**RECORDED INFORMATION:**
========================================

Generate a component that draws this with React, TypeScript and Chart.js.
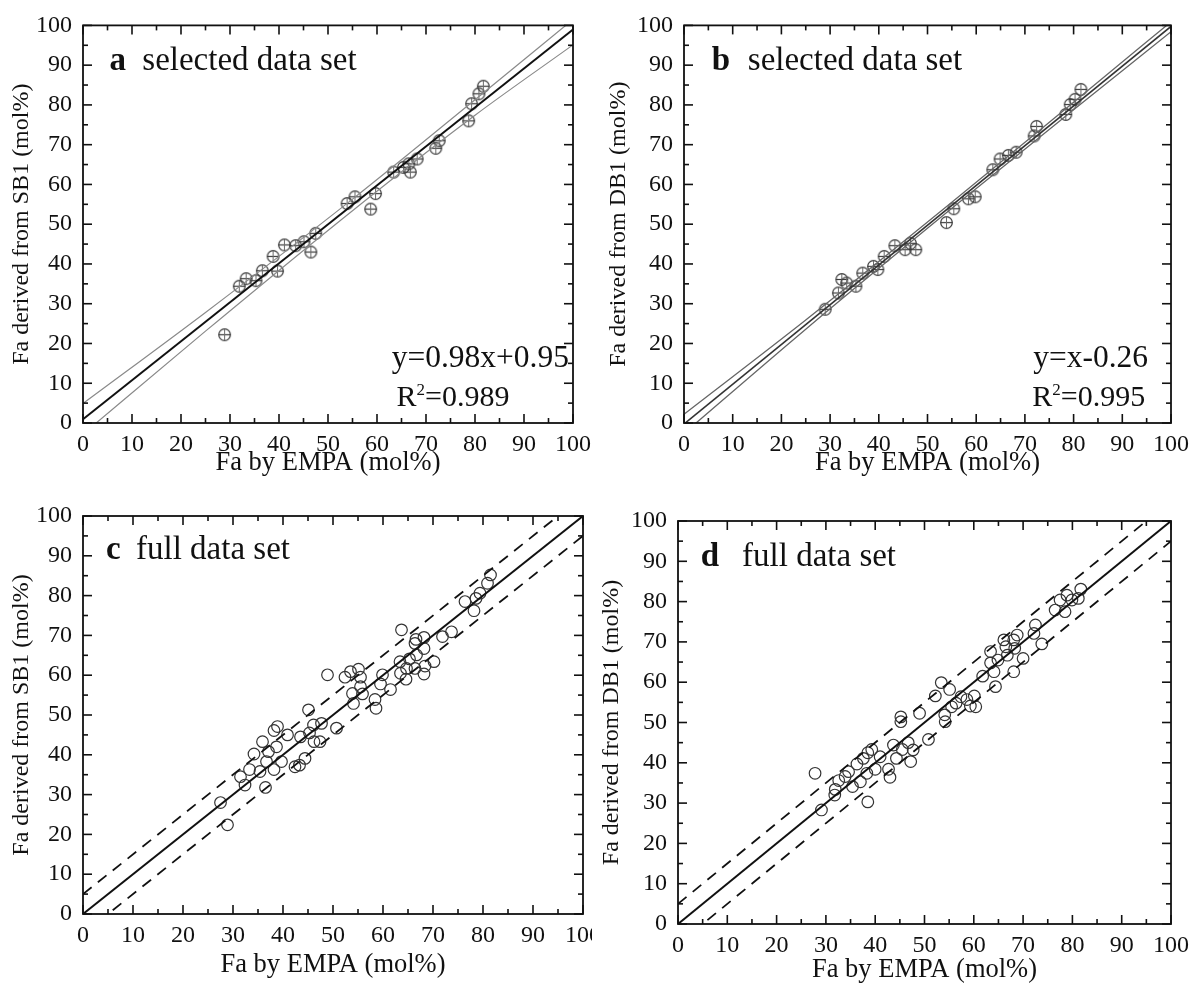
import React, { useEffect, useRef } from 'react';
import { Chart, registerables } from 'chart.js';

Chart.register(...registerables);

const SERIF = '"Liberation Serif", "Times New Roman", Times, serif';

// ---------- axes ----------
const majorTicks = [0, 10, 20, 30, 40, 50, 60, 70, 80, 90, 100];
const minorTicks = [5, 15, 25, 35, 45, 55, 65, 75, 85, 95];
const xTitleText = 'Fa by EMPA (mol%)';
const yTitleSB1 = 'Fa derived from SB1 (mol%)';
const yTitleDB1 = 'Fa derived from DB1 (mol%)';

// ---------- panel a : selected data set, SB1 ----------
const aEmpa = [28.9, 31.9, 33.3, 35.3, 36.6, 39.7, 38.8, 41.1, 43.4, 45.1, 46.5, 47.5, 53.9, 55.5, 58.7, 59.7, 63.4, 65.4, 66.8, 66.5, 68.2, 72.0, 72.7, 78.7, 79.3, 80.8, 81.7];
const aSB1 = [22.2, 34.4, 36.3, 35.8, 38.3, 38.2, 41.9, 44.8, 44.6, 45.6, 43.0, 47.7, 55.2, 56.9, 53.8, 57.7, 63.1, 64.3, 63.1, 65.2, 66.4, 69.1, 71.0, 76.0, 80.3, 82.8, 84.7];
const aFitX = [0, 100];
const aFitY = [0.95, 98.95];
const aBandX = [0, 25, 55, 80, 100];
const aUpperY = [4.9, 27.8, 56.3, 81.3, 101.5];
const aLowerY = [-2.8, 23.1, 53.4, 77.4, 95.1];

// ---------- panel b : selected data set, DB1 ----------
const bEmpa = [29.0, 31.7, 32.4, 33.4, 35.3, 36.7, 38.9, 39.8, 41.1, 43.3, 45.4, 46.5, 47.6, 53.9, 55.4, 58.4, 59.8, 63.4, 64.9, 66.6, 68.2, 71.9, 72.4, 78.4, 79.3, 80.3, 81.5];
const bDB1 = [28.6, 32.7, 36.1, 35.2, 34.4, 37.7, 39.4, 38.6, 41.9, 44.6, 43.6, 45.2, 43.6, 50.4, 53.9, 56.4, 56.9, 63.7, 66.4, 67.3, 68.1, 72.2, 74.6, 77.6, 80.1, 81.4, 83.9];
const bFitX = [0, 100];
const bFitY = [-0.26, 99.74];
const bBandX = [0, 25, 55, 80, 100];
const bUpperY = [2.2, 25.9, 55.5, 80.7, 100.9];
const bLowerY = [-2.6, 23.6, 54.0, 78.8, 98.4];

// ---------- panel c : full data set, SB1 ----------
const cEmpa = [28.9, 27.5, 36.5, 32.4, 31.5, 33.3, 34.2, 35.4, 36.7, 38.2, 39.7, 37.1, 35.9, 38.7, 38.2, 38.9, 40.9, 42.4, 43.3, 44.4, 43.5, 45.3, 46.1, 47.7, 46.2, 47.4, 45.1, 50.7, 48.9, 52.4, 53.5, 55.1, 55.5, 55.5, 53.9, 55.9, 54.1, 58.4, 58.6, 59.9, 59.5, 61.5, 63.7, 63.4, 63.5, 64.6, 65.3, 64.7, 66.6, 66.4, 68.2, 66.7, 68.2, 66.4, 68.4, 68.2, 70.2, 71.9, 73.7, 76.4, 78.2, 78.6, 79.4, 80.9, 81.5];
const cSB1 = [22.4, 28.0, 31.8, 32.4, 34.5, 36.3, 40.2, 35.8, 38.3, 36.3, 38.3, 40.8, 43.3, 42.0, 46.1, 47.1, 45.0, 37.0, 37.4, 39.1, 44.5, 45.5, 47.5, 47.9, 43.3, 43.3, 51.3, 46.7, 60.1, 59.5, 60.9, 61.5, 59.5, 57.1, 55.4, 55.3, 52.9, 53.9, 51.7, 60.1, 57.8, 56.4, 71.4, 63.4, 60.5, 59.0, 64.1, 61.7, 69.0, 68.0, 69.5, 65.1, 66.7, 61.7, 62.3, 60.3, 63.4, 69.7, 70.9, 78.5, 76.2, 79.3, 80.6, 83.1, 85.2];

// ---------- panel d : full data set, DB1 ----------
const dEmpa = [27.8, 29.1, 31.8, 31.9, 32.6, 33.9, 34.6, 35.4, 36.3, 37.0, 37.6, 38.3, 38.5, 39.3, 40.0, 38.5, 41.0, 42.7, 43.0, 43.7, 44.3, 45.2, 45.2, 45.5, 46.7, 47.2, 47.7, 49.0, 50.8, 52.2, 53.4, 55.1, 54.1, 54.2, 55.5, 56.4, 57.4, 58.6, 59.3, 60.1, 60.4, 61.8, 63.4, 63.4, 64.4, 64.1, 64.9, 66.1, 66.5, 66.8, 68.1, 68.3, 68.8, 68.1, 70.0, 72.5, 72.2, 73.8, 76.5, 77.5, 78.5, 78.9, 79.9, 81.2, 81.7];
const dDB1 = [37.4, 28.3, 32.0, 33.4, 35.6, 36.6, 37.8, 34.1, 39.7, 35.3, 41.1, 37.4, 42.5, 43.3, 38.4, 30.3, 41.5, 38.4, 36.4, 44.4, 41.1, 51.4, 50.2, 43.3, 45.0, 40.3, 43.2, 52.3, 45.8, 56.6, 59.9, 58.2, 51.9, 50.2, 53.9, 54.8, 56.4, 55.7, 54.1, 56.6, 53.9, 61.5, 64.8, 67.6, 58.9, 62.6, 65.5, 70.5, 68.8, 66.7, 70.5, 68.4, 71.7, 62.6, 65.9, 74.2, 72.1, 69.5, 77.9, 80.4, 77.5, 81.6, 80.4, 80.8, 83.1];

// 1:1 line and +/-5 mol% limits (panels c, d)
const oneX = [0, 100];
const oneY = [0, 100];
const plusX = [0, 100];
const plusY = [5, 105];
const minusX = [0, 100];
const minusY = [-5, 95];

type Run = { text: string; x?: number; size: number; bold?: boolean; rise?: number };
type Note = { x: number; y: number; runs: Run[] };
type LineDef = { xs: number[]; ys: number[]; color: string; width: number; dash?: number[]; smooth?: boolean };

interface PanelProps {
  left: number; top: number; width: number; height: number; clipWidth?: number;
  yAxisW: number; padTop: number; padRight: number; xAxisH: number;
  xTitlePad: number; yTitlePad: number;
  yTitle: string;
  xs: number[]; ys: number[];
  marker: 'cross' | 'open';
  lines: LineDef[];
  notes: Note[];
}

function makeCrossMarker(): HTMLCanvasElement {
  const c = document.createElement('canvas');
  c.width = 15; c.height = 15;
  const g = c.getContext('2d')!;
  g.strokeStyle = '#3a3a3a';
  g.lineWidth = 1.2;
  g.beginPath(); g.arc(7.5, 7.5, 5.8, 0, Math.PI * 2); g.stroke();
  g.beginPath(); g.moveTo(1.6, 7.5); g.lineTo(13.4, 7.5); g.stroke();
  g.strokeStyle = '#6a6a6a';
  g.lineWidth = 1;
  g.beginPath(); g.moveTo(7.5, 1.6); g.lineTo(7.5, 13.4); g.stroke();
  return c;
}

function framePlugin(notes: Note[]) {
  return {
    id: 'frameNotes',
    afterDraw(chart: any) {
      const ctx: CanvasRenderingContext2D = chart.ctx;
      const xs = chart.scales.x;
      const ys = chart.scales.y;
      const a = chart.chartArea;
      ctx.save();
      ctx.strokeStyle = '#111';
      ctx.lineWidth = 1.8;
      ctx.strokeRect(a.left, a.top, a.right - a.left, a.bottom - a.top);
      const seg = (x1: number, y1: number, x2: number, y2: number) => {
        ctx.beginPath(); ctx.moveTo(x1, y1); ctx.lineTo(x2, y2); ctx.stroke();
      };
      ctx.lineWidth = 1.6;
      const drawTicks = (vals: number[], len: number) => {
        for (const v of vals) {
          const px = xs.getPixelForValue(v);
          const py = ys.getPixelForValue(v);
          seg(px, a.bottom, px, a.bottom - len);
          seg(px, a.top, px, a.top + len);
          seg(a.left, py, a.left + len, py);
          seg(a.right, py, a.right - len, py);
        }
      };
      drawTicks(majorTicks, 9);
      drawTicks(minorTicks, 5);
      ctx.fillStyle = '#111';
      ctx.textAlign = 'left';
      ctx.textBaseline = 'alphabetic';
      for (const n of notes) {
        let cx = xs.getPixelForValue(n.x);
        const by = ys.getPixelForValue(n.y);
        for (const r of n.runs) {
          if (r.x !== undefined) cx = xs.getPixelForValue(r.x);
          ctx.font = `${r.bold ? 'bold ' : ''}${r.size}px ${SERIF}`;
          ctx.fillText(r.text, cx, by - (r.rise || 0));
          cx += ctx.measureText(r.text).width;
        }
      }
      ctx.restore();
    },
  };
}

function Panel(p: PanelProps) {
  const ref = useRef<HTMLCanvasElement>(null);
  useEffect(() => {
    const canvas = ref.current!;
    const marker = p.marker === 'cross' ? makeCrossMarker() : 'circle';
    const datasets: any[] = p.lines.map((l) => ({
      data: l.xs.map((x, i) => ({ x, y: l.ys[i] })),
      showLine: true,
      pointRadius: 0,
      borderColor: l.color,
      borderWidth: l.width,
      borderDash: l.dash || [],
      cubicInterpolationMode: l.smooth ? 'monotone' : 'default',
      tension: 0,
      fill: false,
      clip: 0,
    }));
    datasets.push({
      data: p.xs.map((x, i) => ({ x, y: p.ys[i] })),
      pointStyle: marker,
      pointRadius: 5.8,
      borderColor: '#333',
      borderWidth: 1.2,
      backgroundColor: 'rgba(0,0,0,0)',
      clip: 0,
    });
    const tickFont = { family: SERIF, size: 24 };
    const xTitleFont = { family: SERIF, size: 26.5, lineHeight: 1 };
    const yTitleFont = { family: SERIF, size: 24, lineHeight: 1 };
    const chart = new Chart(canvas, {
      type: 'scatter',
      data: { datasets },
      options: {
        animation: false,
        responsive: false,
        devicePixelRatio: 1,
        events: [],
        layout: { padding: { left: 0, top: p.padTop, right: p.padRight, bottom: 0 } },
        plugins: { legend: { display: false }, tooltip: { enabled: false } },
        scales: {
          x: {
            type: 'linear',
            position: 'bottom',
            min: 0,
            max: 100,
            afterFit: (s: any) => { s.height = p.xAxisH; },
            grid: { display: false, drawTicks: false },
            border: { display: false },
            afterBuildTicks: (s: any) => { s.ticks = majorTicks.map((v) => ({ value: v })); },
            ticks: { color: '#111', font: tickFont, padding: 7, maxRotation: 0, autoSkip: false },
            title: { display: true, text: xTitleText, color: '#111', font: xTitleFont, padding: { top: 0, bottom: p.xTitlePad } },
          },
          y: {
            type: 'linear',
            position: 'left',
            min: 0,
            max: 100,
            afterFit: (s: any) => { s.width = p.yAxisW; },
            grid: { display: false, drawTicks: false },
            border: { display: false },
            afterBuildTicks: (s: any) => { s.ticks = majorTicks.map((v) => ({ value: v })); },
            ticks: { color: '#111', font: tickFont, padding: 11, autoSkip: false },
            title: { display: true, text: p.yTitle, color: '#111', font: yTitleFont, padding: { top: p.yTitlePad, bottom: 0 } },
          },
        },
      } as any,
      plugins: [framePlugin(p.notes) as any],
    });
    return () => chart.destroy();
  }, []);
  return (
    <div
      style={{
        position: 'absolute',
        left: p.left,
        top: p.top,
        width: p.clipWidth ?? p.width,
        height: p.height,
        overflow: 'hidden',
      }}
    >
      <canvas ref={ref} width={p.width} height={p.height} style={{ display: 'block' }} />
    </div>
  );
}

const greyBand = '#8a8a8a';

export default function App() {
  return (
    <div style={{ position: 'absolute', left: 0, top: 0, width: 1196, height: 983, background: '#fff', overflow: 'hidden' }}>
      <Panel
        left={0} top={0} width={598} height={490}
        yAxisW={83} padTop={22} padRight={23} xAxisH={67}
        xTitlePad={14} yTitlePad={10}
        yTitle={yTitleSB1}
        xs={aEmpa} ys={aSB1} marker="cross"
        lines={[
          { xs: aBandX, ys: aUpperY, color: greyBand, width: 1.2, smooth: true },
          { xs: aBandX, ys: aLowerY, color: greyBand, width: 1.2, smooth: true },
          { xs: aFitX, ys: aFitY, color: '#111', width: 2 },
        ]}
        notes={[
          { x: 5.4, y: 88.9, runs: [{ text: 'a', size: 33, bold: true }, { text: 'selected data set', x: 12.1, size: 33 }] },
          { x: 63.0, y: 14.2, runs: [{ text: 'y=0.98x+0.95', size: 31.5 }] },
          { x: 64.0, y: 4.2, runs: [{ text: 'R', size: 30 }, { text: '2', size: 17, rise: 11 }, { text: '=0.989', size: 30 }] },
        ]}
      />
      <Panel
        left={598} top={0} width={598} height={490}
        yAxisW={86} padTop={21} padRight={25} xAxisH={67}
        xTitlePad={14} yTitlePad={9}
        yTitle={yTitleDB1}
        xs={bEmpa} ys={bDB1} marker="cross"
        lines={[
          { xs: bBandX, ys: bUpperY, color: '#666', width: 1.3, smooth: true },
          { xs: bBandX, ys: bLowerY, color: '#666', width: 1.3, smooth: true },
          { xs: bFitX, ys: bFitY, color: '#333', width: 1.6 },
        ]}
        notes={[
          { x: 5.7, y: 88.9, runs: [{ text: 'b', size: 33, bold: true }, { text: 'selected data set', x: 13.1, size: 33 }] },
          { x: 71.7, y: 14.2, runs: [{ text: 'y=x-0.26', size: 31.5 }] },
          { x: 71.5, y: 4.2, runs: [{ text: 'R', size: 30 }, { text: '2', size: 17, rise: 11 }, { text: '=0.995', size: 30 }] },
        ]}
      />
      <Panel
        left={0} top={490} width={620} clipWidth={592} height={493}
        yAxisW={83} padTop={26} padRight={37} xAxisH={69}
        xTitlePad={5} yTitlePad={10}
        yTitle={yTitleSB1}
        xs={cEmpa} ys={cSB1} marker="open"
        lines={[
          { xs: plusX, ys: plusY, color: '#111', width: 1.8, dash: [11, 8] },
          { xs: minusX, ys: minusY, color: '#111', width: 1.8, dash: [11, 8] },
          { xs: oneX, ys: oneY, color: '#111', width: 2 },
        ]}
        notes={[
          { x: 4.6, y: 89.2, runs: [{ text: 'c', size: 33, bold: true }, { text: 'full data set', x: 10.6, size: 33 }] },
        ]}
      />
      <Panel
        left={592} top={490} width={604} height={493}
        yAxisW={86} padTop={31} padRight={21} xAxisH={59}
        xTitlePad={0} yTitlePad={8}
        yTitle={yTitleDB1}
        xs={dEmpa} ys={dDB1} marker="open"
        lines={[
          { xs: plusX, ys: plusY, color: '#111', width: 1.8, dash: [11, 8] },
          { xs: minusX, ys: minusY, color: '#111', width: 1.8, dash: [11, 8] },
          { xs: oneX, ys: oneY, color: '#111', width: 2 },
        ]}
        notes={[
          { x: 4.6, y: 88.9, runs: [{ text: 'd', size: 33, bold: true }, { text: 'full data set', x: 13.0, size: 33 }] },
        ]}
      />
    </div>
  );
}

========================================

**GIVEN INSTRUCTION:**
With all pictures left out, please transcribe exactly the lines from the start of the material through the line with "const aLowerY = [-2.8, 23.1, 53.4, 77.4, 95.1];".

**RESPONSE:**
Generate a component that draws this with React, TypeScript and Chart.js.
import React, { useEffect, useRef } from 'react';
import { Chart, registerables } from 'chart.js';

Chart.register(...registerables);

const SERIF = '"Liberation Serif", "Times New Roman", Times, serif';

// ---------- axes ----------
const majorTicks = [0, 10, 20, 30, 40, 50, 60, 70, 80, 90, 100];
const minorTicks = [5, 15, 25, 35, 45, 55, 65, 75, 85, 95];
const xTitleText = 'Fa by EMPA (mol%)';
const yTitleSB1 = 'Fa derived from SB1 (mol%)';
const yTitleDB1 = 'Fa derived from DB1 (mol%)';

// ---------- panel a : selected data set, SB1 ----------
const aEmpa = [28.9, 31.9, 33.3, 35.3, 36.6, 39.7, 38.8, 41.1, 43.4, 45.1, 46.5, 47.5, 53.9, 55.5, 58.7, 59.7, 63.4, 65.4, 66.8, 66.5, 68.2, 72.0, 72.7, 78.7, 79.3, 80.8, 81.7];
const aSB1 = [22.2, 34.4, 36.3, 35.8, 38.3, 38.2, 41.9, 44.8, 44.6, 45.6, 43.0, 47.7, 55.2, 56.9, 53.8, 57.7, 63.1, 64.3, 63.1, 65.2, 66.4, 69.1, 71.0, 76.0, 80.3, 82.8, 84.7];
const aFitX = [0, 100];
const aFitY = [0.95, 98.95];
const aBandX = [0, 25, 55, 80, 100];
const aUpperY = [4.9, 27.8, 56.3, 81.3, 101.5];
const aLowerY = [-2.8, 23.1, 53.4, 77.4, 95.1];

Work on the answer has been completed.